Chainsaw carving championship returns to Libby

Twenty of the world’s finest chainsaw artists will descend upon Libby next month for the Second Annual Kootenai Country Montana Chainsaw Carving Championship. The championship will be held on Mineral Avenue in downtown Libby from Sept. 21 until Sept. 23, 2018.

“We had a great time, and a fantastic community response, last year,” said organizer Paul Bunn of Libby’s Venture Inn. “We think it’s a great way to show off the wonderful area in which we live while highlighting the rich heritage of timber and forestry.”

For this year, the competition has been expanded from 15 to 20 entrants, with artists hailing from five different continents: North America, South America, Europe, Asia, and Africa. Last year’s champion, Steven Higgins (Missouri), is returning to defend his title, along with second and third place finishers Mark Colp (California) and Joe Dussia (Pennsylvania), respectively.

Also returning to the competition are Montana carvers Todd Coats (Bigfork) and Les Smith (Cut Bank). Jacob Lucas (Washington), Josh Blewett (Oregon), and Hikaru Kodama (Japan) round out the slate of returning artists.

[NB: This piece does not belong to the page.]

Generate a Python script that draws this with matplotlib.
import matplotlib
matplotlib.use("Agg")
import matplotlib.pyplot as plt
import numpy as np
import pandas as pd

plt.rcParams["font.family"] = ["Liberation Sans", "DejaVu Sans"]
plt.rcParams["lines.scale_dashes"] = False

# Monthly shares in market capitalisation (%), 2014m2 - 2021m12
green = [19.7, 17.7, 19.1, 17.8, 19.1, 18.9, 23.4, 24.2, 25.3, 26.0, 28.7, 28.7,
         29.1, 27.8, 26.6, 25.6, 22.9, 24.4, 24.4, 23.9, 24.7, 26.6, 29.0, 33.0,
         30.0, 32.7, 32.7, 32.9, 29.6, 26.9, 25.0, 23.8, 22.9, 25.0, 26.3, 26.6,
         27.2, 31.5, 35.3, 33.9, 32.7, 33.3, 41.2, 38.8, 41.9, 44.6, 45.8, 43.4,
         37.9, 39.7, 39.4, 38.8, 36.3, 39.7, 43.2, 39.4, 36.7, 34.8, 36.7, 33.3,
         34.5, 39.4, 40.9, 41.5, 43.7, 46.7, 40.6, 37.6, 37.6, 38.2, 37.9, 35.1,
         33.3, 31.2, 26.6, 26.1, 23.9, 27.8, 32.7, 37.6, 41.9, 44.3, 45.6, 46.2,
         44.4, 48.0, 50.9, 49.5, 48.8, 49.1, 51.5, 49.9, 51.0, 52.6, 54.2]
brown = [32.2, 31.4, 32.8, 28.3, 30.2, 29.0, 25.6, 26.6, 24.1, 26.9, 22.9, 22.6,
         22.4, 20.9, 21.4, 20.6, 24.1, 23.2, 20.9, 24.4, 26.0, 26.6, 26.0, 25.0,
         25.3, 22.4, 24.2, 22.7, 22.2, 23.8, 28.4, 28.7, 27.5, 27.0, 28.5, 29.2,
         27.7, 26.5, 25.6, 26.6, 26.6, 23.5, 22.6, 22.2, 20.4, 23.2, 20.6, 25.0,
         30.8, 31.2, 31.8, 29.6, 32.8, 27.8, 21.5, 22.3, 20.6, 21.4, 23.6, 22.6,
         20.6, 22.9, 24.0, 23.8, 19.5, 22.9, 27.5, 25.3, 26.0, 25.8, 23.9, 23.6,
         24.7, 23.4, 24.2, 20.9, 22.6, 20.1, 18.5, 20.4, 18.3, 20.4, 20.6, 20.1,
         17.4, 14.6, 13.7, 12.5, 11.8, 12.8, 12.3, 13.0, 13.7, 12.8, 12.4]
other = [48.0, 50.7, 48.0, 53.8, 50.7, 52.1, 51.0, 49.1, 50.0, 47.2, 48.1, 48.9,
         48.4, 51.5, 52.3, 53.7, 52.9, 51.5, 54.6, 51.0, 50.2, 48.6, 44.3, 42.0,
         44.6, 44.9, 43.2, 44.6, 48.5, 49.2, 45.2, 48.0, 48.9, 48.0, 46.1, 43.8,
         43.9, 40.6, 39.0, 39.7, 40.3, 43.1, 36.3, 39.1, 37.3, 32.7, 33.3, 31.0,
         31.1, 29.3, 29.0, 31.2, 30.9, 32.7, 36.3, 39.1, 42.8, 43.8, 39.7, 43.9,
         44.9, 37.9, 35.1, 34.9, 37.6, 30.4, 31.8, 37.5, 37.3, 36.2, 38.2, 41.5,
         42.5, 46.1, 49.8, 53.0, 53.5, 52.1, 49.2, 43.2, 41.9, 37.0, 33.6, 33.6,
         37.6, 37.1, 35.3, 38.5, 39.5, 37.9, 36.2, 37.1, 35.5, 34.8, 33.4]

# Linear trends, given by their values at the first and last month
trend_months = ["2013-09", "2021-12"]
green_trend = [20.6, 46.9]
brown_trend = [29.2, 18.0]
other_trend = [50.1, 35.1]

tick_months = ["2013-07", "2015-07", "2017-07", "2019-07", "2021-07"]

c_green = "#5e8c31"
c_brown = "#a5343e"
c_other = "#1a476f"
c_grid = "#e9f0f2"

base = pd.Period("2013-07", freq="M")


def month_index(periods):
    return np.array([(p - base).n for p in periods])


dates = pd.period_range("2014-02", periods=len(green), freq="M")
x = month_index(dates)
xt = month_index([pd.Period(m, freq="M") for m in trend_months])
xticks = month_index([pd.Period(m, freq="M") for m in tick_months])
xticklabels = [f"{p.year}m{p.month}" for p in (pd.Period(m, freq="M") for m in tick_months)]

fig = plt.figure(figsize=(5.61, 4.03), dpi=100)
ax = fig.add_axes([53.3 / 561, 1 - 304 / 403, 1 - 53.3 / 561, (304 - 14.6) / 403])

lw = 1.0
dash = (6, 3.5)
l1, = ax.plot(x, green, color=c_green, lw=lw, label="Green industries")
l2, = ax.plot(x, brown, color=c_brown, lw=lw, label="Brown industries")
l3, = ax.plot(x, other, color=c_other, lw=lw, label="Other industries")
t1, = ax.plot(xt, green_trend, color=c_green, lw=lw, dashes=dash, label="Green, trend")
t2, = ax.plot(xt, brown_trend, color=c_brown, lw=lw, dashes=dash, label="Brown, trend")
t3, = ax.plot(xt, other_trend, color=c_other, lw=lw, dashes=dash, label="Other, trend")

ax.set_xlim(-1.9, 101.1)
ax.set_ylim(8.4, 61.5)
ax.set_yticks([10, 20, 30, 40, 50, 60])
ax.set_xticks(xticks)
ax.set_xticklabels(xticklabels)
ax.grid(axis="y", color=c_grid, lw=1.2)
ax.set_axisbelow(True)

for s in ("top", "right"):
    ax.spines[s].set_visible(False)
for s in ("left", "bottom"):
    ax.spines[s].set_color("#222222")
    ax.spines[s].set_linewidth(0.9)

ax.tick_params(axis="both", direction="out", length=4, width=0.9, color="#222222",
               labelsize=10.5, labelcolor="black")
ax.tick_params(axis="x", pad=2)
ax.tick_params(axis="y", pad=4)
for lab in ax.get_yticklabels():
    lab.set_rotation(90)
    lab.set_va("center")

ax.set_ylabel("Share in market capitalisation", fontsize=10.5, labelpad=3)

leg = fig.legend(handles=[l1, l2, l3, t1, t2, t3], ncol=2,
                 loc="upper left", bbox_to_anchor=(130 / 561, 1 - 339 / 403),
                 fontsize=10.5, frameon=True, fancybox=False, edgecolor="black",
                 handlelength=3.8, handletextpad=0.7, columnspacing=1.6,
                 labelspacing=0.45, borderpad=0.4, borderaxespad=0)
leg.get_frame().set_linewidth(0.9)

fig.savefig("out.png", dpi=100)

While certainly not new to carving, 12 new contestants will take the field in Libby this year. Two additional artists hailing from Pennsylvania, Dennis Beach and Dawna Ceriana, will be competing, along with Kentucky’s Abby Peterson, Idaho’s John Schulz, and Susan Miller of Oregon.

Five of the 2018 competitors come from Europe, although two of them now call America home. Tomas Vrba comes from Slovakia, but now lives and works in Bellingham, Wash. Alex Pricob, a native of Moldova, is traveling to Libby from Renton, Wash. John Hayes is coming from Waterford, Ireland, and Garry Shand is traveling from Drummuir, Scotland. The artist traveling the greatest distance to compete this year is Raimondas Uzdravis, “Raimis the Logger,” from Kaunus, Lithuania.

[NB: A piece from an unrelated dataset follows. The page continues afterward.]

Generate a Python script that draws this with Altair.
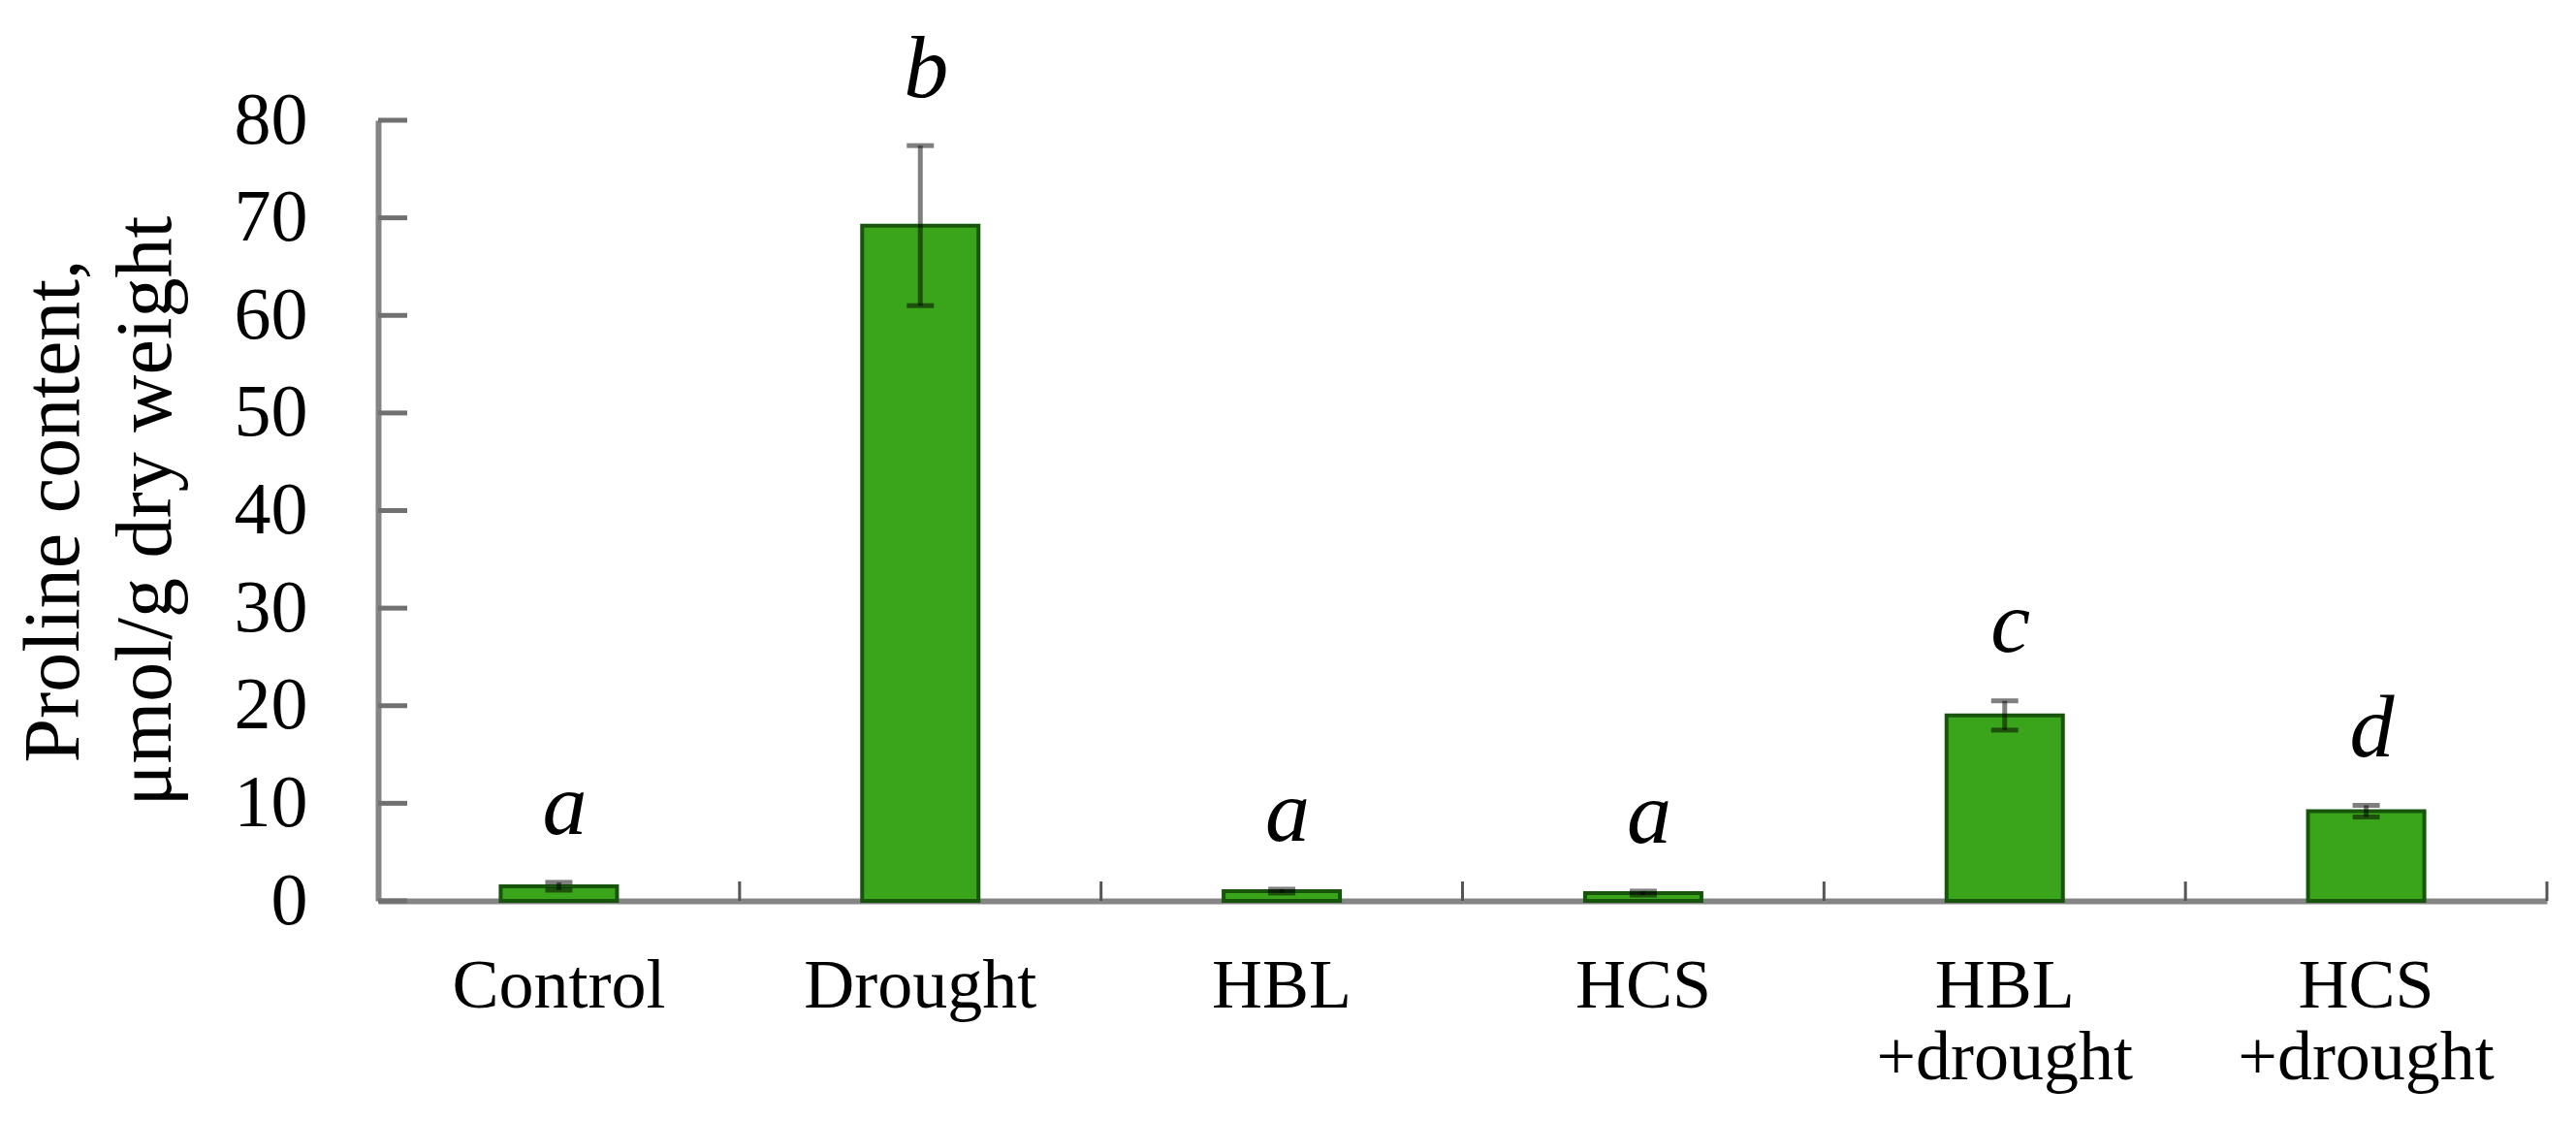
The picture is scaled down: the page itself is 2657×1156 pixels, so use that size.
import altair as alt
import pandas as pd

categories = ["Control", "Drought", "HBL", "HCS", "HBL +drought", "HCS +drought"]
means = [1.5, 69.2, 1.0, 0.8, 19.0, 9.2]
errors = [0.4, 8.2, 0.2, 0.2, 1.5, 0.6]
letters = ["a", "b", "a", "a", "c", "d"]
y_ticks = [0, 10, 20, 30, 40, 50, 60, 70, 80]

df = pd.DataFrame({"cat": categories, "mean": means, "err": errors, "letter": letters})
ticks_df = pd.DataFrame({"v": y_ticks})

W, H = 2237, 805
FONT = "Liberation Serif"

xenc = alt.X(
    "cat:N",
    sort=categories,
    scale=alt.Scale(paddingInner=0, paddingOuter=0),
    axis=alt.Axis(
        title=None,
        labelAngle=0,
        labelExpr="split(datum.label, ' ')",
        labelFont=FONT,
        labelFontSize=72,
        labelColor="black",
        labelPadding=52,
        labelLineHeight=74,
        ticks=False,
        tickSize=0,
        domainColor="#858585",
        domainWidth=6,
        labelLimit=0,
    ),
)

yscale = alt.Scale(domain=[0, 80], nice=False)
yaxis = alt.Axis(
    title=["Proline content,", "μmol/g dry weight"],
    titleFont=FONT,
    titleFontSize=82,
    titleFontWeight="normal",
    titleColor="black",
    titleAngle=270,
    titleAlign="center",
    titleBaseline="alphabetic",
    titleX=-310,
    titleY=H / 2,
    titleLineHeight=95,
    values=y_ticks,
    labelFont=FONT,
    labelFontSize=76,
    labelColor="black",
    labelPadding=73,
    ticks=False,
    tickSize=0,
    grid=False,
    domainColor="#858585",
    domainWidth=6,
)

base = alt.Chart(df)

bars = base.mark_bar(size=120, color="#3aa51a", stroke="#17550c", strokeWidth=4).encode(
    x=xenc,
    y=alt.Y("mean:Q", scale=yscale, axis=yaxis),
)

err = base.transform_calculate(
    lo="datum.mean - datum.err", hi="datum.mean + datum.err"
).mark_rule(color="black", opacity=0.5, strokeWidth=5).encode(
    x=alt.X("cat:N", sort=categories),
    y=alt.Y("lo:Q"),
    y2="hi:Q",
)

cap_hi = base.transform_calculate(hi="datum.mean + datum.err").mark_tick(
    color="black", opacity=0.5, size=28, thickness=5, orient="horizontal"
).encode(x=alt.X("cat:N", sort=categories), y=alt.Y("hi:Q"))

cap_lo = base.transform_calculate(lo="datum.mean - datum.err").mark_tick(
    color="black", opacity=0.5, size=28, thickness=5, orient="horizontal"
).encode(x=alt.X("cat:N", sort=categories), y=alt.Y("lo:Q"))

labels = base.transform_calculate(ly="datum.mean + datum.err + 5").mark_text(
    font=FONT, fontSize=92, fontStyle="italic", baseline="alphabetic", align="center", dx=6, color="black"
).encode(
    x=alt.X("cat:N", sort=categories),
    y=alt.Y("ly:Q"),
    text="letter:N",
)

yticks = alt.Chart(ticks_df).mark_rule(color="#707070", strokeWidth=5).encode(
    y=alt.Y("v:Q", scale=yscale),
    x=alt.value(0),
    x2=alt.value(30),
)

xticks = base.mark_rule(color="#555555", strokeWidth=3).encode(
    x=alt.X("cat:N", sort=categories, bandPosition=1),
    y=alt.value(H),
    y2=alt.value(H - 20),
)

chart = (
    alt.layer(bars, err, cap_hi, cap_lo, labels, yticks, xticks)
    .properties(
        width=W,
        height=H,
        autosize=alt.AutoSizeParams(type="none"),
        padding={"left": 382, "top": 116, "right": 20, "bottom": 219},
        background="white",
    )
    .configure_view(strokeWidth=0)
)

chart.save("out.html", embed_options={"renderer": "svg", "actions": False})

Representing the African continent is Zimbabwe native Bongo Love. Love currently lives and works in Boulder, Colo. Rounding out the slate of international competitors is Adrian Bois, from Argentina.

“We have grown our international field this year, which is a testament to the popularity of this unique art form,” Bunn said. “I think it’s also a credit to the quality of the event we put on last year, that so many artists wanted to come back and compete again. The word is getting out, Libby is the place to be!”

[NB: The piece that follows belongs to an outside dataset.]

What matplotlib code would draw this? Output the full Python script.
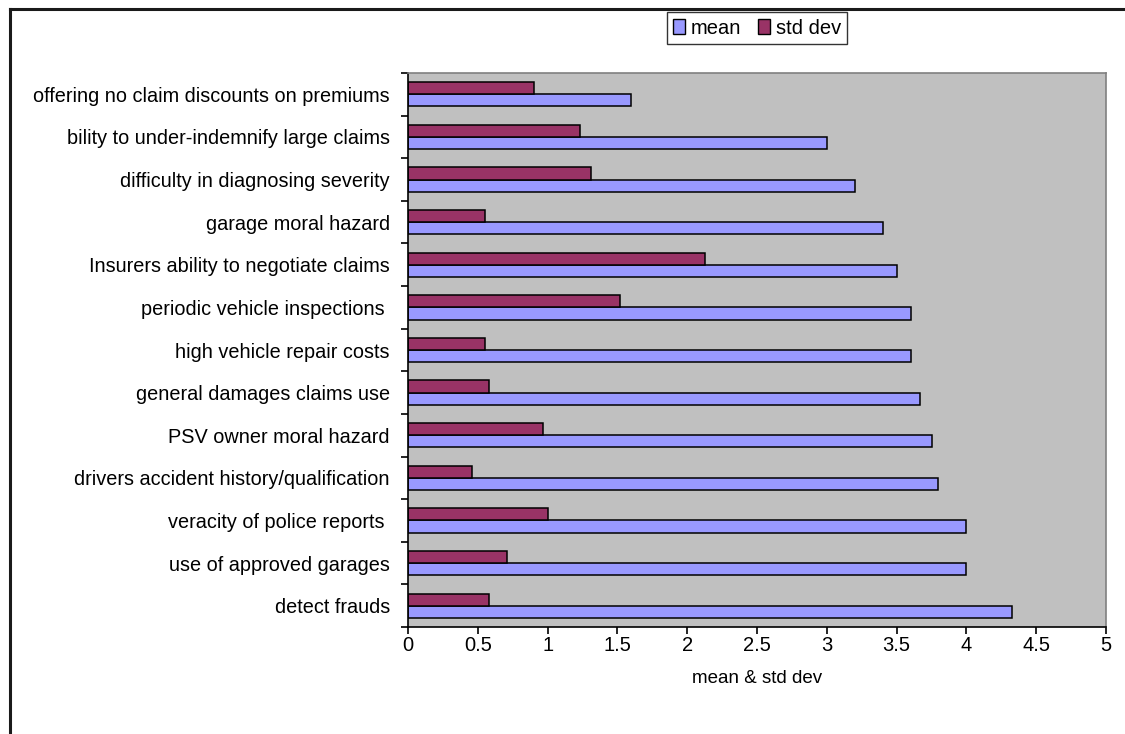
import numpy as np
import matplotlib.pyplot as plt
from matplotlib import font_manager
from matplotlib.lines import Line2D
from matplotlib.patches import Patch

names = {f.name for f in font_manager.fontManager.ttflist}
font = 'Liberation Sans Narrow' if 'Liberation Sans Narrow' in names else 'Liberation Sans'
plt.rcParams['font.family'] = [font, 'DejaVu Sans']

categories = [
    'detect frauds',
    'use of approved garages',
    'veracity of police reports ',
    'drivers accident history/qualification',
    'PSV owner moral hazard',
    'general damages claims use',
    'high vehicle repair costs',
    'periodic vehicle inspections ',
    'Insurers ability to negotiate claims',
    'garage moral hazard',
    'difficulty in diagnosing severity',
    'bility to under-indemnify large claims',
    'offering no claim discounts on premiums',
]
mean = [4.33, 4.0, 4.0, 3.8, 3.75, 3.67, 3.6, 3.6, 3.5, 3.4, 3.2, 3.0, 1.6]
std_dev = [0.58, 0.71, 1.0, 0.46, 0.97, 0.58, 0.55, 1.52, 2.13, 0.55, 1.31, 1.23, 0.9]
xticks = [0, 0.5, 1, 1.5, 2, 2.5, 3, 3.5, 4, 4.5, 5]

W, H = 1125, 734
fig = plt.figure(figsize=(W / 100, H / 100), dpi=100)
ax = fig.add_axes([408 / W, 1 - 627 / H, (1106 - 408) / W, (627 - 73) / H])
ax.set_facecolor('#C0C0C0')

y = np.arange(len(categories))
h = 1 / 3.5
ax.barh(y - h / 2, mean, height=h, color='#9999FF', edgecolor='black', linewidth=1.1, label='mean')
ax.barh(y + h / 2, std_dev, height=h, color='#993366', edgecolor='black', linewidth=1.1, label='std dev')

ax.set_xlim(0, 5)
ax.set_ylim(-0.5, len(categories) - 0.5)
ax.set_xticks(xticks)
ax.set_xticklabels([f'{t:g}' for t in xticks], fontsize=14.5)
ax.set_yticks(y)
ax.set_yticklabels(categories, fontsize=14.3)
ax.set_yticks(np.arange(len(categories) + 1) - 0.5, minor=True)
ax.tick_params(axis='y', which='major', length=0, pad=13)
ax.tick_params(axis='y', which='minor', length=5, width=1.2, direction='out')
ax.tick_params(axis='x', length=5, width=1.2, direction='out', pad=1.5)
ax.set_xlabel('mean & std dev', fontsize=13.5, labelpad=11)

for s in ['left', 'bottom']:
    ax.spines[s].set_color('black')
    ax.spines[s].set_linewidth(1.2)
for s in ['top', 'right']:
    ax.spines[s].set_color('#808080')
    ax.spines[s].set_linewidth(1.2)

handles = [Patch(facecolor='#9999FF', edgecolor='black', label='mean'),
           Patch(facecolor='#993366', edgecolor='black', label='std dev')]
leg = fig.legend(handles=handles, loc='center', bbox_to_anchor=(757 / W, 1 - 28 / H),
                 ncol=2, fontsize=14.5, frameon=True, fancybox=False, edgecolor='black',
                 handlelength=0.6, handleheight=0.8, handletextpad=0.3, columnspacing=0.8,
                 borderpad=0.3)
leg.get_frame().set_linewidth(1.0)

# outer chart frame (left and top edges)
fig.add_artist(Line2D([10 / W, 10 / W], [0, 1 - 9 / H], transform=fig.transFigure,
                      color='#1a1a1a', linewidth=2.2))
fig.add_artist(Line2D([10 / W, 1], [1 - 9 / H, 1 - 9 / H], transform=fig.transFigure,
                      color='#1a1a1a', linewidth=2.2))

fig.savefig('out.png', dpi=100)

In addition to expanding the field, organizers this year have added food and beverage service at the event site. The food court area, which will feature several local food trucks as well as three of the professional barbecue caterers who competed in this year’s Bigfoot Barbecue, will be on Second Street, between Mineral and Montana avenues. The food court will also include a beer garden, courtesy of Libby’s VFW Post 1548.

Like last year, the event will include one masterpiece carving from each artist. Each will start with one log, roughly eight feet tall and three feet in diameter. The artists are free to cut off pieces and reattach them as they see fit, but the masterpieces are limited to art created from the original log. Each artist will also complete three “quick-carve” pieces. These are pieces carved from smaller pieces of wood during the 90-minute quick-carve breaks scheduled during each morning of the competition.

(picture) Steven Higgins works on his championship piece during the 2017 Kootenai Country Montana Chainsaw Carving  Championship. Photo courtesy of Bob Henline.

All of the quick-carve pieces will be available for purchase at the auctions scheduled for Saturday and Sunday. Saturday’s auction, to be held at 2 p.m. on Mineral Avenue, will feature the quick-carve pieces produced Friday and Saturday. Sunday’s quick-carve pieces will be auctioned at 1 p.m. Sunday. The masterpieces will be auctioned after the awards ceremony at 2 p.m. Sunday. The masterpiece works can be purchased during the carving, for those wanting to avoid the competition of an auction.

“We hope everyone is looking forward to this as much as we are,” Bunn said. “It takes an entire community to pull off an event of this magnitude and we are very grateful to the people of Libby, the City Council, and the business community for their support. We couldn’t do it without them.”